This series provides a brief overview of the each NFL team’s 2018 season, and the state of their skill positions for fantasy purposes with an eye towards the upcoming campaign and possibly beyond. I will be reviewing each team in the reverse order of the final 2018 standings. Next up…Minnesota.
Minnesota Vikings (8-8)
After enduring a quarterback carousel spanning several seasons (which included Christian Ponder, Teddy Bridgewater, Sam Bradford, and Case Keenum), Minnesota decided to lock down prized 2018 free agent Kirk Cousins by making him the third-highest paid NFL quarterback on an average annual basis at that time (a figure that drops to fifth following the recent extensions signed by Ben Roethlisberger and Russell Wilson). While Cousins’ inaugural season with the Vikings wasn’t exactly a smashing success from a real-life perspective (no playoffs), he did prove useful for fantasy owners, finishing as the overall QB11, which included career single-season highs in touchdown passes (30) and completion percentage (70.1). Cousins didn’t exactly do anything to dispel the notion that he crumbles at inopportune times (see Week 14 at Seattle or Week 17 at Chicago), though his armament of offensive weapons that includes one of the most talented wideout duos in the NFL keeps him in play as a viable starter most weeks, and capable of popping for the occasional blow-up game.
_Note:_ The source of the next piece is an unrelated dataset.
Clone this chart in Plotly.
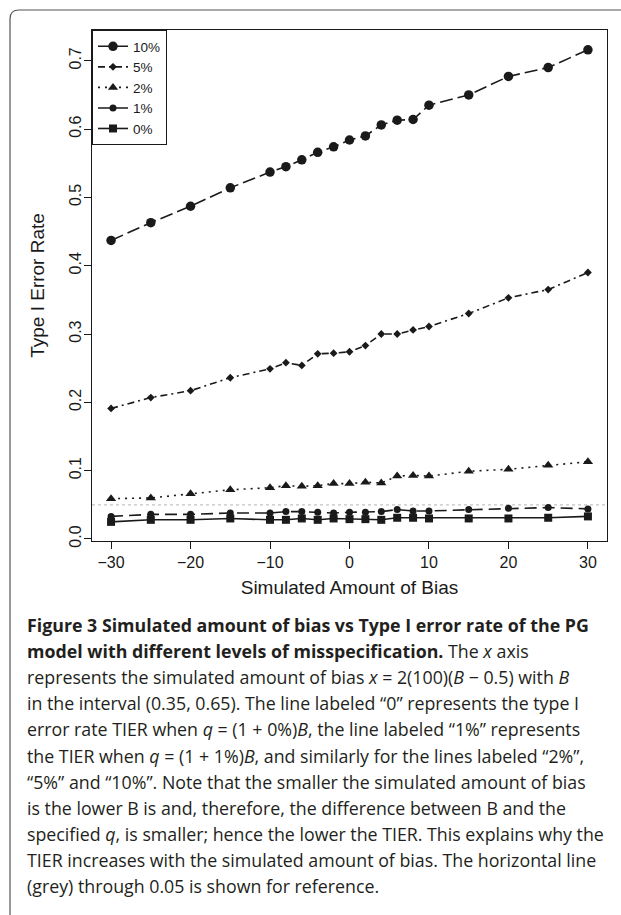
import plotly.graph_objects as go

# ---------------- data ----------------
bias = [-30, -25, -20, -15, -10, -8, -6, -4, -2, 0, 2, 4, 6, 8, 10, 15, 20, 25, 30]

tier_10 = [0.437, 0.463, 0.487, 0.514, 0.537, 0.545, 0.555, 0.566, 0.574, 0.584, 0.590,
           0.606, 0.613, 0.614, 0.635, 0.650, 0.677, 0.690, 0.716]
tier_5 = [0.191, 0.207, 0.217, 0.236, 0.249, 0.258, 0.254, 0.271, 0.272, 0.274, 0.283,
          0.300, 0.300, 0.306, 0.311, 0.330, 0.353, 0.365, 0.390]
tier_2 = [0.059, 0.060, 0.066, 0.072, 0.075, 0.078, 0.077, 0.078, 0.081, 0.081, 0.083,
          0.082, 0.092, 0.093, 0.092, 0.099, 0.102, 0.108, 0.113]
tier_1 = [0.033, 0.036, 0.036, 0.038, 0.038, 0.040, 0.040, 0.039, 0.038, 0.039, 0.039,
          0.040, 0.043, 0.041, 0.041, 0.043, 0.045, 0.046, 0.044]
tier_0 = [0.025, 0.028, 0.028, 0.030, 0.028, 0.028, 0.030, 0.028, 0.030, 0.029, 0.029,
          0.028, 0.031, 0.031, 0.030, 0.030, 0.030, 0.031, 0.033]

series_names = ["10%", "5%", "2%", "1%", "0%"]
series_values = [tier_10, tier_5, tier_2, tier_1, tier_0]

ref_level = 0.05
y_ticks = [0.0, 0.1, 0.2, 0.3, 0.4, 0.5, 0.6, 0.7]
x_ticks = [-30, -20, -10, 0, 10, 20, 30]

caption_lines = [
    "<b>Figure 3 Simulated amount of bias vs Type I error rate of the PG</b>",
    "<b>model with different levels of misspecification.</b> The <i>x</i> axis",
    "represents the simulated amount of bias <i>x</i> = 2(100)(<i>B</i> − 0.5) with <i>B</i>",
    "in the interval (0.35, 0.65). The line labeled “0” represents the type I",
    "error rate TIER when <i>q</i> = (1 + 0%)<i>B</i>, the line labeled “1%” represents",
    "the TIER when <i>q</i> = (1 + 1%)<i>B</i>, and similarly for the lines labeled “2%”,",
    "“5%” and “10%”. Note that the smaller the simulated amount of bias",
    "is the lower B is and, therefore, the difference between B and the",
    "specified <i>q</i>, is smaller; hence the lower the TIER. This explains why the",
    "TIER increases with the simulated amount of bias. The horizontal line",
    "(grey) through 0.05 is shown for reference.",
]

# ---------------- styles ----------------
W, H = 621, 915
ML, MR, MT, MB = 92, 14, 30, 374
PW = W - ML - MR
PH = H - MT - MB

ink = "#1a1a1a"
styles = [
    dict(dash="13px,5px", symbol="circle", size=9.5),
    dict(dash="7px,4px,2px,4px", symbol="diamond", size=6),
    dict(dash="2px,5px", symbol="triangle-up", size=9),
    dict(dash="12px,6px", symbol="circle", size=7),
    dict(dash="solid", symbol="square", size=8),
]

fig = go.Figure()
for name, vals, st in zip(series_names, series_values, styles):
    fig.add_trace(go.Scatter(
        x=bias, y=vals, name=name, mode="lines+markers",
        line=dict(color=ink, width=1.6, dash=st["dash"]),
        marker=dict(color=ink, symbol=st["symbol"], size=st["size"], line=dict(width=0)),
    ))

# grey reference line
fig.add_shape(type="line", xref="paper", yref="y", x0=0, x1=1, y0=ref_level, y1=ref_level,
              line=dict(color="#c4c4c4", width=1.2, dash="3px,3px"), layer="below")


def px2paper_x(px):
    return (px - ML) / PW


def px2paper_y(py):
    return (H - MB - py) / PH


# outer rounded frame
fx, fy, r = 10, 10, 9
x0 = px2paper_x(fx)
y_top = px2paper_y(fy)
y_bot = px2paper_y(H + 10)
x_right = px2paper_x(W + 10)
rx = r / PW
ry = r / PH
path = (f"M {x0},{y_bot} L {x0},{y_top - ry} Q {x0},{y_top} {x0 + rx},{y_top} "
        f"L {x_right},{y_top}")
fig.add_shape(type="path", xref="paper", yref="paper", path=path,
              line=dict(color="#555555", width=1.2))

# caption
cap_font = dict(family="'Open Sans', 'Noto Sans', sans-serif", size=17.8, color="#231f20")
y0_cap, dy = 625, 26.1
for i, line in enumerate(caption_lines):
    fig.add_annotation(
        text=line, xref="paper", yref="paper",
        x=px2paper_x(25), y=px2paper_y(y0_cap + i * dy),
        xanchor="left", yanchor="middle", showarrow=False, align="left",
        font=cap_font,
    )

axis_font = dict(family="Liberation Sans, Arial, sans-serif", size=16, color=ink)

fig.update_layout(
    width=W, height=H,
    margin=dict(l=ML, r=MR, t=MT, b=MB),
    paper_bgcolor="white", plot_bgcolor="white",
    font=axis_font,
    showlegend=True,
    legend=dict(
        x=0, y=1, xanchor="left", yanchor="top",
        bordercolor=ink, borderwidth=1, bgcolor="white",
        font=dict(family="Liberation Sans, Arial, sans-serif", size=13.5, color=ink),
        itemwidth=30, tracegroupgap=0,
    ),
    xaxis=dict(
        range=[-32.4, 32.4], tickvals=x_ticks, showgrid=False, zeroline=False,
        showline=True, linecolor=ink, linewidth=1, mirror=True,
        ticks="outside", ticklen=7, tickcolor=ink, tickwidth=1,
        tickfont=dict(size=16),
        title=dict(text="Simulated Amount of Bias", font=dict(size=19), standoff=10),
    ),
    yaxis=dict(
        range=[-0.003, 0.745], tickvals=y_ticks, tickformat=".1f",
        showgrid=False, zeroline=False,
        showline=True, linecolor=ink, linewidth=1, mirror=True,
        ticks="outside", ticklen=7, tickcolor=ink, tickwidth=1,
        tickangle=-90, tickfont=dict(size=16), ticklabelstandoff=-3,
        title=dict(text="Type I Error Rate", font=dict(size=19), standoff=16),
    ),
)

fig.write_html("out.html")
Dalvin Cook’s return from a 2017 season-ending ACL tear was less than triumphant, as he only lasted two games before suffering what at the time were labelled by the team as”cramps”. It was later revealed that Cook had endured a hamstring strain, forcing him to sit out five of the Vikings’ next six contests. Upon returning for good in Week 9, Cook showed us glimpses of the player fantasy managers fell in love with as a rookie, putting up 89.4 total yards per game and scoring four times over the Vikings’ final eight contests (though by that point it was likely too little too late considering the regular season for most fantasy leagues was already about 2/3 over). During Cook’s stint on the sidelines, it was once again up to Latavius Murray to lead the Vikings’s rushing attack, this time without Jerick McKinnon around to share touches, to which Murray responded with 78 total yards per game and five touchdowns over six starts. It may not look that way based on the numbers, but Murray’s run as the Vikings’ top backfield was largely underwhelming absent the touchdowns, as his stats during Cook’s absence were inflated based off a 155 rushing yard performance in Week 6 versus Arizona (Murray actually failed to clear 70 yards on the ground in any other 2018 contest). Having previously restructured his contract to conclude at the end of 2018, Murray was plucked off the free agent marketplace by the New Orleans Saints, where he’ll replace Mark Ingram as their Alvin Kamara complement.
Heading into the Vikings’ 2019 season, Cook will be afforded another opportunity to operate as the team’s featured back, though his injury history cannot be overlooked. Cook has now missed 17 of a possible 32 games since entering the NFL two years ago, a fact the Vikings’ are keenly cognizant of considering they spent a third-round draft pick this past April on former Boise State Bronco Alexander Mattison, who figures to slot in as Cook’s primary backup given second-year guys Mike Boone and Roc Thomas didn’t show much of anything as rookies to deserve expanded roles. Mattison isn’t quite the burner that Cook is in the open field, but does possess solid vision, the ability to power through contact, and competency as a receiver (55 receptions as a two-year starter at the NCAA level). We at Fantasy Sharks are projecting Cook for about 1,500 total yards of offense (1,041 rushing/478 receiving) and 10 touchdowns this coming season, finishing as the RB10 in PPR formats (which puts him on the low-end side of the RB1 spectrum). With Cook a likely late-second/early-third round draft pick based on current ADP, it wouldn’t be a bad idea for fantasy managers to prioritize Mattison as a handcuff.